Closure.

A door shut tight. A movie neatly wrapped. An answer decisive and clear.

It’s what we all want.

What we crave.

When we don’t have it, we stay anxious, straddling limbo. Like a poorly hung frame, we can’t find level. Closure, after all, brings a sense of certainty, reassurance, fortitude. No ambiguity, nothing left unfinished.

Goodbye question mark, hello period.

What a comforting thought.

I used to love discussing closure in my college composition courses. The concept was one of the best ways I could get students to understand the why behind their writing errors (besides carelessness, of course). Their logic leaps, organizational missteps, gnarling grammar errors often materialize because students’ minds close the gaps. They fix typos, gloss over inaccuracies. What the mind thinks is on paper isn’t actually there at all.

Closure blinds them to the reality of things.

And it blinds us too.

The concept is simple by definition. The act or process of closing something or the condition of being closed. The psychology behind this concept, however, this cognitive need for certainty, this deeply rooted yearning in all of us for absolute resolution is far more complex, especially on a spiritual level.

Consider, for example, open-ended stories.

Those artsy, dramatic pieces where the conflict builds until the audience is salivating for that come-together ending even more than the overpriced-but-insanely-good buttery popcorn.

Then nothing comes.

Forget a happy ending. No closure comes at all.

What manifests instead is an uncomfortable, twisting, tug-of-war tension that takes captive the heart and mind. It forces the audience to mull over details, to ponder possibilities, to participate in the drama for a long time to come. Like an Infinity War run amuck. Thank you, Russo brothers and the Marvel franchise team.

You see, embedded within closure (or the lack thereof, to be precise) is powerful motivation. A strong magnetic pull to know more. A deep desire to seek out greater meaning, significance, truth than what has previously been known.

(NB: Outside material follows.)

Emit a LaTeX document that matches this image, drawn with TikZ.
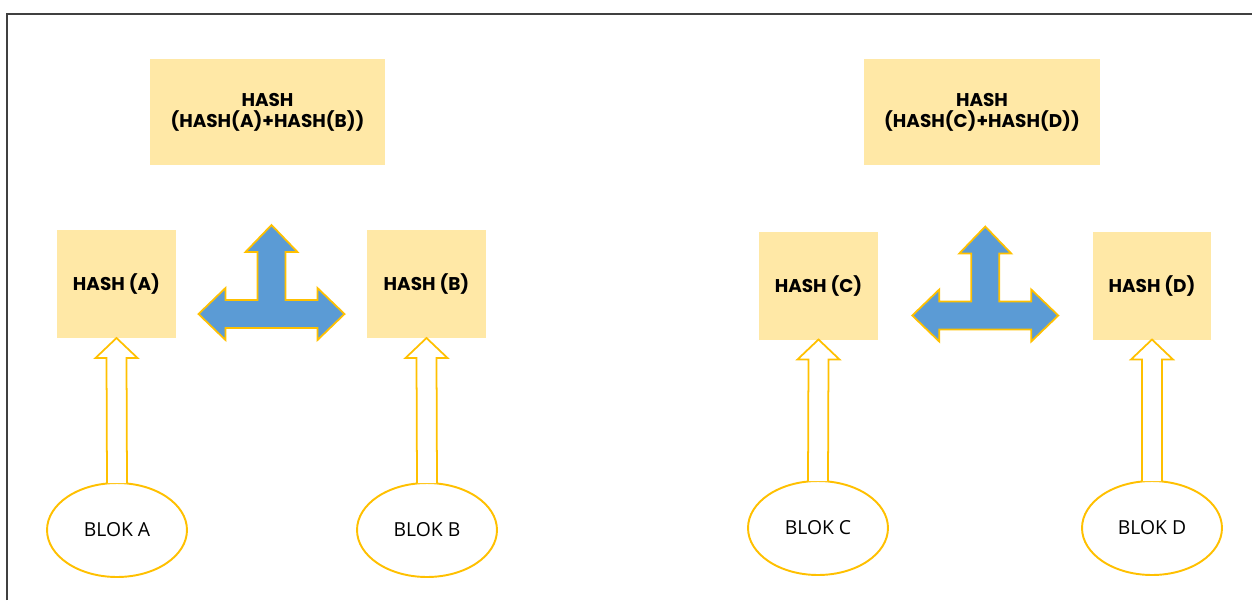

Solomon understood this irony when he penned Proverbs 25:2: “It is the glory of God to conceal a matter; to search out a matter is the glory of kings” (NIV).

And what glory it is.

To lack closure. To be motivated to spiritually “search out a matter” as Solomon describes.

It arouses curiosity. It kindles creativity. It promotes purposeful contemplation and encourages problem solving. It also pries open the soul exposing its raw and vulnerable places in desperate need of God’s touch. Like a trusty pair of pliers, the absence of closure forces the heart and mind open in an earnest position of readiness.

A position to receive, to learn, to change, to grow. 

And that is a glorious thing.

I remember one summer night in my youth when fireflies and inquisitiveness were both in abundance. All I wanted to do was capture those glowing tizzies, so I borrowed an empty mason jar and collected as many as I could. I sealed them in, of course. For their protection, their security. But when I did, the little creatures stopped glowing. They would not fly. Instead they hunkered down, closed their wings, shut themselves off from their God-given glory.

I remember another time, a little younger, when I sat in a worship gathering as music played and voices sang. In my innocence, I felt something. A brush of God’s presence, perhaps? A whisper from a voice like the one young Samuel heard? I don’t know. But I do know I wanted to raise my hand as I had seen my father demonstrate so many times before. So I counted to five as children do, and I did it. I raised my hand to “The Roll is Called Up Yonder” or some other such fanfare hymn, and to my surprise it was swiftly smacked down like a mason jar lid.

In that moment, I think I learned how immobilizing closure can be. How much it clips us, restrains us. How much it keeps us bound to the shadows of religion rather than the glow of relationship.

So the next time that lack-of-closure feeling rises up, when the reality of the unknown hits you square between the eyes leaving you anxious, desperate, unsure, don’t blind yourself to it. Don’t push the feelings aside.

Rather, pay attention.

It may be God’s call to go deeper.

And deeper still.

It may be His invitation to come and intimately commune with a mysterious, indescribable God. With One whose very words spoke the universe into existence. The One whose breath put life into your lungs. It may be a summons to listen, to gain wisdom from the God whose thoughts are not your thoughts, whose ways are not your ways (Isaiah 55:8).

It may be an offer to receive, to embrace a Father who unconditionally loves. A Comforter who can soothe your heart and answer the burning questions in your soul. And it may be a request to join, to participate in the greatest story of all time. A story still in the process of unfolding. A story guaranteed to have a blockbuster-worthy happy ending.

God, after all, is not close-minded toward us.

And He never “conceals a matter” without purpose.

Like any good and wise teacher, He wants us to see. With clarity, with discernment. With accuracy, with precision. To see the world and ourselves more like He sees them.

Through eyes of love.

And maybe even spectacles of grace.

Open my eyes that I may see wonderful things in your law.